Matt Jones's Jonesin' crossword, "You're Out!", compiles a group of things "dropped from the world of sports and games in 2008":

  • This one's news to me. The [Seattle team that became the Oklahoma City Thunder in 2008] is the SUPERSONICS. They moved already? I didn't know that was a done deal.
  • SCRABULOUS was a [Popular Facebook word game removed due to copyright violations]. Sigh. I liked Scrabulous. Then there was Scrabulous.com for a while, and I liked playing that via e-mail, but now that's gone too.
  • SEVEN GOLD MEDALS used to be the [Record for an individual athlete at a single Olympic Games that remained unbroken until 2008]. This one sticks out a little for me—a record isn't "dropped," it's broken. (Spitz had seven, Phelps won eight this summer.)
  • The FIFTY-FIFTY was a [Lifeline removed from the latest season of "Who Wants to Be a Millionaire"]. I hadn't heard.
  • THE LEAD PIPE is [What's missing (and likely retired) from 2008's version of Clue]. One of the new weapons added in its stead is reality-TV humiliation. Not really. But in the new version, Professor Plum is no longer an academic but rather, a video game designer. There's a spa. And the wrench and revolver are out, with poison, a trophy, and a dumbbell in as weapons.
Did you know [Richie Rich's metallic, robotic maid] was called IRONA? I sure didn't. This must not be very well-known because I've never seen this in a crossword, not even with those three juicy vowels.

Updated:

Merle Baker's LA Times crossword presents a vowel change theme. Each theme entry ends with a P*NS word, and A, E, I, O, and U fill in the blank in sequence:
  • MUFFIN PANS are [Bakery cookware].
  • BULLPENS are [Warmup places for pitchers] in baseball.
  • LINCHPINS are clued with the description [They secure wheels on axles].
  • LILY PONS was a [Longtime Met coloratura].
  • VISUAL PUNS are [Typical frames from "The Far Side"] comic. 
There are a dozen 7-letter answers in the fill to move the puzzle beyond standard Tuesday fill. I like the Polish intersection between LODZ, [Poland's second-largest city], and the ZLOTY, a [Polish coin].

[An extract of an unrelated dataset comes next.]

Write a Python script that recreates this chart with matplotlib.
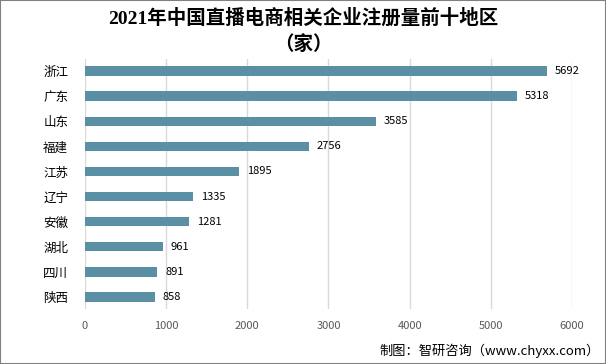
import matplotlib.pyplot as plt
from matplotlib.patches import Rectangle

plt.rcParams['font.family'] = ['Noto Sans CJK SC', 'DejaVu Sans']

# 数据
regions = ['浙江', '广东', '山东', '福建', '江苏', '辽宁', '安徽', '湖北', '四川', '陕西']
counts = [5692, 5318, 3585, 2756, 1895, 1335, 1281, 961, 891, 858]
xticks = [0, 1000, 2000, 3000, 4000, 5000, 6000]

fig = plt.figure(figsize=(6.06, 3.64), dpi=100)
ax = fig.add_axes([0.140, 0.150, 0.804, 0.689])

ypos = list(range(len(regions)))
ax.barh(ypos, counts, height=0.38, color='#5b8fa3', zorder=3)

for y, v in zip(ypos, counts):
    ax.text(v + 100, y, str(v), va='center', ha='left', fontsize=8, color='black')

ax.set_ylim(len(regions) - 0.5, -0.5)
ax.set_xlim(0, 6000)
ax.set_yticks(ypos)
ax.set_yticklabels(regions, fontsize=9, color='black')
ax.set_xticks(xticks)
ax.set_xticklabels([str(t) for t in xticks], fontsize=8, color='#595959')
ax.tick_params(axis='both', length=0)
ax.tick_params(axis='y', pad=12)
ax.tick_params(axis='x', pad=8)
ax.grid(axis='x', color='#d9d9d9', linewidth=1, zorder=0)
for s in ax.spines.values():
    s.set_visible(False)

fig.text(0.5, 0.95, '2021年中国直播电商相关企业注册量前十地区', ha='center', va='center',
         fontsize=14, fontweight='semibold', family=['Liberation Serif', 'Noto Sans CJK SC'])
fig.text(0.5, 0.878, '（家）', ha='center', va='center',
         fontsize=14, fontweight='semibold', family=['Liberation Serif', 'Noto Sans CJK SC'])

fig.text(0.99, 0.035, '制图：智研咨询（www.chyxx.com）', ha='right', va='center',
         fontsize=9.5, color='black')

fig.patches.append(Rectangle((0, 0), 1, 1, transform=fig.transFigure, fill=False,
                             edgecolor='#808080', linewidth=1.5))

fig.savefig('out.png', dpi=100)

As usual, Bob Klahn's CrosSynergy puzzle has clues that are tougher than the usual Tuesday crossword. The theme is straightforward—"Canned Pears" alludes to the PEAR "canned" within each theme entry. For example, to WAKE UP EARLY is to [Anticipate the alarm], and an ESCAPE ARTIST is [One who gets out a lot]. Toughest clues:
  • [978-1-4027-6507-0, e.g.] is a new 13-digit ISBN that identifies a book. Which book? I don't know.
  • [Serpentine nickname] is NESSIE. Do serpents have limbs? Is the Loch Ness monster thought to have legs or flippers?
  • [Copper-colored cask contents] alliterates all the way to ALE.
  • A book's [Spine line] is the TITLE.
  • [Nearly nada] is UNO, or one, just one more than nothing/zero/nada.
  • [One of Jack's many?] is a TRADE, as in "Jack of all trades."
  • [Agate or elite] is a size of TYPE.
  • ["What died?" elicitor] is an ODOR.
  • [Like some deserts] is JUST rather than arid or sere.

Updated again:

Tuesdays and Fridays are generally the days when anything I don't get to by 9 a.m. will have to wait until evening. And so it is that I'm only solving the Sun puzzle at 6 p.m. I think I'll relocate the Jonesin' puzzle to Tuesdays, since it comes out sometime on Monday, and boot the Onion and Tausig puzzles to Wednesdays, because those usually come out during the day on Tuesday when I'm away.

Anthony Salvia's got a busy byline week, with his NYT puzzle yesterday and the Tuesday Sun crossword, "Sword Swallowers." I do always appreciate the inside-joke aspect of contemporary crosswordese reworked into theme entries, and here the EPEE and three other swords are "swallowed" by longer phrases:
  • [Curacao flavorers] are ORANGE PEELS.
  • BROWN AS A BERRY means [Quite suntanned]. Personally, I'd never use this phrase. I prefer berries that are not brown. Somehow the phrase connotes an unseemly anatomicalness in my mind.
  • BARBARA PIERCE [married George Bush in 1945]. (No comment.)
  • [It merged with Socal in 1984 to form Chevron] clues GULF OIL CORP. 
There are some supra-Tuesday clues here. [Cervid horn] asks you to remember that "cervid" has to do with deer, so the horn's an ANTLER. (Anyone else fond of those animal adjectives like cervine, bovine, ovine, ursine, corvine, and lupine?) [Jaguar rival] isn't automotive but NFLish, with a Houston TEXAN being a division rival of the Jacksonville Jaguars.